**Data segment**
----------

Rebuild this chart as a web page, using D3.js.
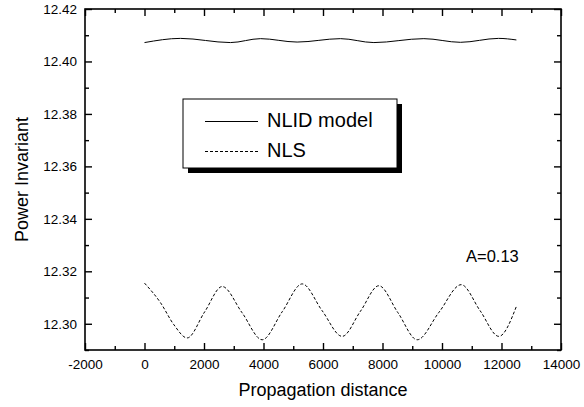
<!DOCTYPE html>
<html>
<head>
<meta charset="utf-8">
<script src="https://cdn.jsdelivr.net/npm/d3@7"></script>
<style>
  html, body { margin: 0; padding: 0; background: #fff; }
  svg { display: block; font-family: "Liberation Sans", Arial, sans-serif; }
</style>
</head>
<body>
<svg id="chart" width="584" height="407"></svg>
<script>
// ---- data ----
const xTicks = [-2000, 0, 2000, 4000, 6000, 8000, 10000, 12000, 14000];
const xMinorTicks = [-1000, 1000, 3000, 5000, 7000, 9000, 11000, 13000];
const yTicks = [12.30, 12.32, 12.34, 12.36, 12.38, 12.40, 12.42];
const yMinorTicks = [12.29, 12.31, 12.33, 12.35, 12.37, 12.39, 12.41];

const nlidX = [0, 1210, 2890, 3900, 5130, 6590, 7710, 9390, 10620, 11900, 12500];
const nlidY = [12.4072, 12.4088, 12.4072, 12.4087, 12.4074, 12.4087, 12.4072, 12.4087, 12.4073, 12.4088, 12.4082];

const nlsX = [0, 540, 990, 1435, 2020, 2612, 3280, 3956, 4630, 5301, 5970, 6645, 7260, 7876, 8520, 9166, 9900, 10645, 11280, 11909, 12500];
const nlsY = [12.3155, 12.3080, 12.2996, 12.2946, 12.3045, 12.3142, 12.3042, 12.2939, 12.3046, 12.3152, 12.3050, 12.2952, 12.3048, 12.3145, 12.3042, 12.2939, 12.3044, 12.3149, 12.3050, 12.2952, 12.3066];

const seriesNames = ["NLID model", "NLS"];
const xTitle = "Propagation distance";
const yTitle = "Power Invariant";
const annotation = "A=0.13";

// ---- layout ----
const L = 85, R = 561, T = 9, B = 350;
const svg = d3.select("#chart");
const x = d3.scaleLinear().domain([-2000, 14000]).range([L, R]);
const y = d3.scaleLinear().domain([12.29, 12.42]).range([B, T]);

function styleAxis(g, fs) {
  g.select(".domain").remove();
  g.selectAll("line").attr("stroke", "#000").attr("stroke-width", 1.4);
  g.selectAll("text").attr("font-size", fs).attr("fill", "#000")
    .attr("font-family", "Liberation Sans, Arial, sans-serif");
}

// bottom
svg.append("g").attr("transform", `translate(0,${B})`)
  .call(d3.axisBottom(x).tickValues(xTicks).tickSize(-7).tickPadding(9).tickFormat(d => String(d)))
  .call(g => styleAxis(g, 13.5));
svg.append("g").attr("transform", `translate(0,${B})`)
  .call(d3.axisBottom(x).tickValues(xMinorTicks).tickSize(-4).tickFormat(""))
  .call(g => styleAxis(g, 13.5));
// top
svg.append("g").attr("transform", `translate(0,${T})`)
  .call(d3.axisTop(x).tickValues(xTicks).tickSize(-7).tickFormat(""))
  .call(g => styleAxis(g, 13.5));
svg.append("g").attr("transform", `translate(0,${T})`)
  .call(d3.axisTop(x).tickValues(xMinorTicks).tickSize(-4).tickFormat(""))
  .call(g => styleAxis(g, 13.5));
// left
svg.append("g").attr("transform", `translate(${L},0)`)
  .call(d3.axisLeft(y).tickValues(yTicks).tickSize(-7).tickPadding(8).tickFormat(d => d.toFixed(2)))
  .call(g => styleAxis(g, 13.5));
svg.append("g").attr("transform", `translate(${L},0)`)
  .call(d3.axisLeft(y).tickValues(yMinorTicks).tickSize(-4).tickFormat(""))
  .call(g => styleAxis(g, 13.5));
// right
svg.append("g").attr("transform", `translate(${R},0)`)
  .call(d3.axisRight(y).tickValues(yTicks).tickSize(-7).tickFormat(""))
  .call(g => styleAxis(g, 13.5));
svg.append("g").attr("transform", `translate(${R},0)`)
  .call(d3.axisRight(y).tickValues(yMinorTicks).tickSize(-4).tickFormat(""))
  .call(g => styleAxis(g, 13.5));

// frame
svg.append("rect").attr("x", L).attr("y", T).attr("width", R - L).attr("height", B - T)
  .attr("fill", "none").attr("stroke", "#000").attr("stroke-width", 1.6);

// lines
const line = d3.line().x(d => x(d[0])).y(d => y(d[1])).curve(d3.curveMonotoneX);
svg.append("path").datum(nlidX.map((v, i) => [v, nlidY[i]]))
  .attr("d", line).attr("fill", "none").attr("stroke", "#000").attr("stroke-width", 1);
svg.append("path").datum(nlsX.map((v, i) => [v, nlsY[i]]))
  .attr("d", line).attr("fill", "none").attr("stroke", "#000").attr("stroke-width", 1)
  .attr("stroke-dasharray", "3,2");

// legend
const lg = svg.append("g");
lg.append("rect").attr("x", 188).attr("y", 104).attr("width", 214).attr("height", 69).attr("fill", "#000");
lg.append("rect").attr("x", 183).attr("y", 99).attr("width", 214).attr("height", 69)
  .attr("fill", "#fff").attr("stroke", "#000").attr("stroke-width", 1);
lg.append("line").attr("x1", 205).attr("x2", 258).attr("y1", 121.5).attr("y2", 121.5)
  .attr("stroke", "#000").attr("stroke-width", 1);
lg.append("line").attr("x1", 205).attr("x2", 258).attr("y1", 151.5).attr("y2", 151.5)
  .attr("stroke", "#000").attr("stroke-width", 1).attr("stroke-dasharray", "3,2");
lg.append("text").attr("x", 267).attr("y", 127).attr("font-size", 20).text(seriesNames[0]);
lg.append("text").attr("x", 267).attr("y", 157).attr("font-size", 20).text(seriesNames[1]);

// annotation
svg.append("text").attr("x", 466).attr("y", 261.5).attr("font-size", 16.5).text(annotation);

// axis titles
svg.append("text").attr("x", (L + R) / 2).attr("y", 396).attr("text-anchor", "middle")
  .attr("font-size", 18).text(xTitle);
svg.append("text").attr("transform", `translate(28,${(T + B) / 2}) rotate(-90)`)
  .attr("text-anchor", "middle").attr("font-size", 18).text(yTitle);
</script>
</body>
</html>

----------

**Task details**
Leave out the pictures and repeat exactly the lines from the start of the material through the line that contains "12.4073, 12.4088, 12.4082];", both included.

**Response to the exercise**
Rebuild this chart as a web page, using D3.js.
<!DOCTYPE html>
<html>
<head>
<meta charset="utf-8">
<script src="https://cdn.jsdelivr.net/npm/d3@7"></script>
<style>
  html, body { margin: 0; padding: 0; background: #fff; }
  svg { display: block; font-family: "Liberation Sans", Arial, sans-serif; }
</style>
</head>
<body>
<svg id="chart" width="584" height="407"></svg>
<script>
// ---- data ----
const xTicks = [-2000, 0, 2000, 4000, 6000, 8000, 10000, 12000, 14000];
const xMinorTicks = [-1000, 1000, 3000, 5000, 7000, 9000, 11000, 13000];
const yTicks = [12.30, 12.32, 12.34, 12.36, 12.38, 12.40, 12.42];
const yMinorTicks = [12.29, 12.31, 12.33, 12.35, 12.37, 12.39, 12.41];

const nlidX = [0, 1210, 2890, 3900, 5130, 6590, 7710, 9390, 10620, 11900, 12500];
const nlidY = [12.4072, 12.4088, 12.4072, 12.4087, 12.4074, 12.4087, 12.4072, 12.4087, 12.4073, 12.4088, 12.4082];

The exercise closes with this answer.